## Data lines:
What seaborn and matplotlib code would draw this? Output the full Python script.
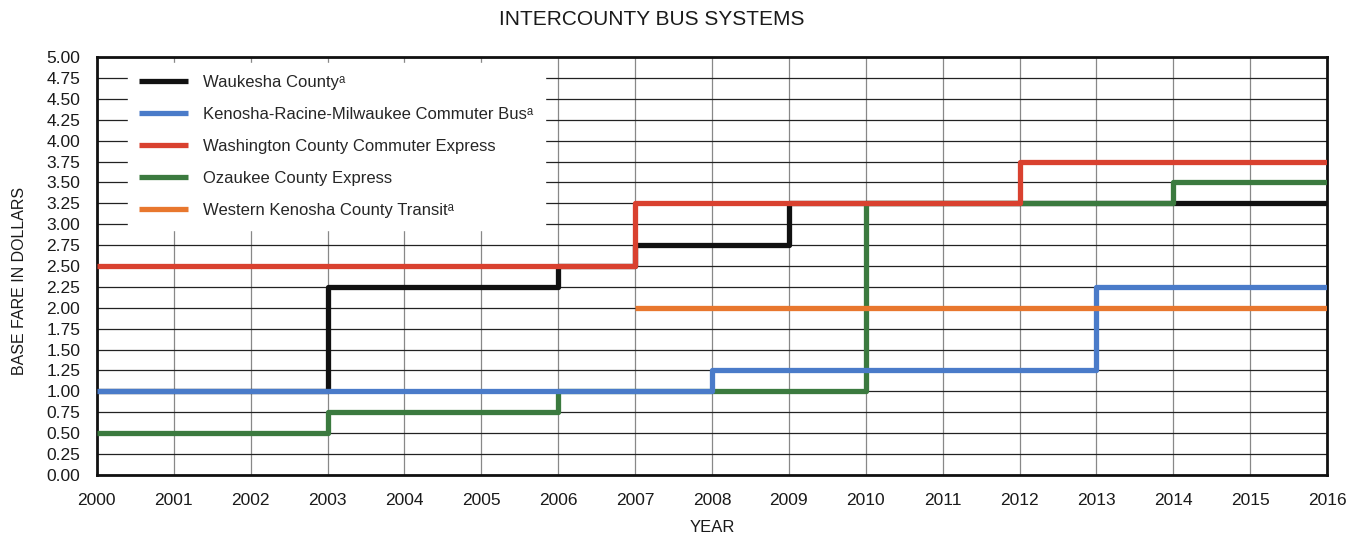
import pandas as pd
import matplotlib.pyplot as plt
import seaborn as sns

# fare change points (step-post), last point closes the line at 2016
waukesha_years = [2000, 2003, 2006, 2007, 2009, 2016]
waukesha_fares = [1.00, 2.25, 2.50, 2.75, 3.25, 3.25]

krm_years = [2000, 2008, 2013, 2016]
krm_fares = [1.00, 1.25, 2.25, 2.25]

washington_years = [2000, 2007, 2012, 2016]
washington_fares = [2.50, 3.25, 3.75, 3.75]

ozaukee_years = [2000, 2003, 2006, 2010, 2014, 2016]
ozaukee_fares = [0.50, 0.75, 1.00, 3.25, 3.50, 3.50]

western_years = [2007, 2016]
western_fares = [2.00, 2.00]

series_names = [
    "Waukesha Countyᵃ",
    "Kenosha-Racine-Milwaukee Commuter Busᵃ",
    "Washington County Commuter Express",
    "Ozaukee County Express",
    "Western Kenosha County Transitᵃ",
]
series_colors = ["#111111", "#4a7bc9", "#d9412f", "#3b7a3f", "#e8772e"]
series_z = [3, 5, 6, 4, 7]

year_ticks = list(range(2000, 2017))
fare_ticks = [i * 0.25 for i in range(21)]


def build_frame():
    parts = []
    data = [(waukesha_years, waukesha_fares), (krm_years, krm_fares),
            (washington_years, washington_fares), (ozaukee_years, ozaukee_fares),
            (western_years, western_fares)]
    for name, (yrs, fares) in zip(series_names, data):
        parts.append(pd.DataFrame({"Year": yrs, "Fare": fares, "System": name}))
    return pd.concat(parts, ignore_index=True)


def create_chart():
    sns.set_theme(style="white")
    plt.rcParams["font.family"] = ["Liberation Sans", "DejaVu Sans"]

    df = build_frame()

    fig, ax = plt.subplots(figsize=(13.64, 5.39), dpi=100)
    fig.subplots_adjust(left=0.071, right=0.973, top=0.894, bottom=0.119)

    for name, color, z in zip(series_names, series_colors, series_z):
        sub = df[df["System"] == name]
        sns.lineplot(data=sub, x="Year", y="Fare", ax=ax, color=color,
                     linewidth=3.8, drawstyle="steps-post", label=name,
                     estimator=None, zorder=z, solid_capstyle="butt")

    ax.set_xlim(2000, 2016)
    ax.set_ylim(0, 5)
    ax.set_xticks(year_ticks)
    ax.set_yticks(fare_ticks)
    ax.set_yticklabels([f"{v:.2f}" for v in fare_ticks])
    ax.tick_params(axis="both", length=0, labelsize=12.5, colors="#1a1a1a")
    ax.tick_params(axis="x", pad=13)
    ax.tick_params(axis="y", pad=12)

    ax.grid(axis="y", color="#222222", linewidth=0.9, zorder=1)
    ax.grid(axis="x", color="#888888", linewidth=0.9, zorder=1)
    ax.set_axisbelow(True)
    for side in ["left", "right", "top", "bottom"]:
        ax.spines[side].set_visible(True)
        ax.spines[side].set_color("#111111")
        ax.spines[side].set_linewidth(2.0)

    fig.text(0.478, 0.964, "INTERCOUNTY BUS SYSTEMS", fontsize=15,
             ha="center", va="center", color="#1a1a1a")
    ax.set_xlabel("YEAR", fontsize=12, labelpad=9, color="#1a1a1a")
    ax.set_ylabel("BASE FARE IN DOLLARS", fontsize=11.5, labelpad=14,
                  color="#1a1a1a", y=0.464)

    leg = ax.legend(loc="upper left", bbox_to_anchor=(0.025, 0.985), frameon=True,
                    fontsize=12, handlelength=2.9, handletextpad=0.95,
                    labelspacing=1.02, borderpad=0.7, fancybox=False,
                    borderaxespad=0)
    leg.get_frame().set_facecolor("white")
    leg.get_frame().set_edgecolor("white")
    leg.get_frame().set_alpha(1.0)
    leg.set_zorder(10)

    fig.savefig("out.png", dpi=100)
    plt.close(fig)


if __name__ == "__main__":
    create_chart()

## What is required:
Count every line above that holds the string "seaborn" and give the total, nothing more.

## Written answer:
2